Although it was not feasible to investigate directly what sampling error in consistency affected the other pulp properties, i.e. freeness, fibre length distribution etc., it can be assumed that if there was a deviation in consistency there would also be a deviation in fibre properties. The deviation in pulp properties probably occurred in proportion to that in consistency. It is possible, of course, that the sampling devices themselves may act as screens, as proposed in a recent paper (Ämmälä et al. 2000a). It was not possible within the scope of this work to ascertain completely what is the effect of sampling on the deduced fibre properties, an issue that would need further investigation with a proper experimental arrangement.

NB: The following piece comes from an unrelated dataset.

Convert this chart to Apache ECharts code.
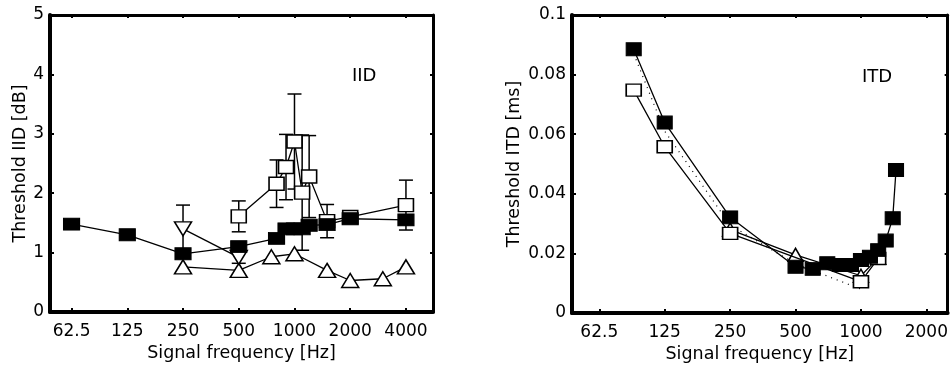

In conclusion, most of the variation in the screening results could be attributed to the sampling error, especially in the first part of the experimental work, where manual valves were employed. Replacing the manual sampling valves with semi-automatic ones led to considerably better reliability in the experimental work, and this together with the large number of screening experiments performed here suggests that the results can be considered reliable at a high level of confidence. The probability of misinterpreting the screening results could therefore be considered to be minimal.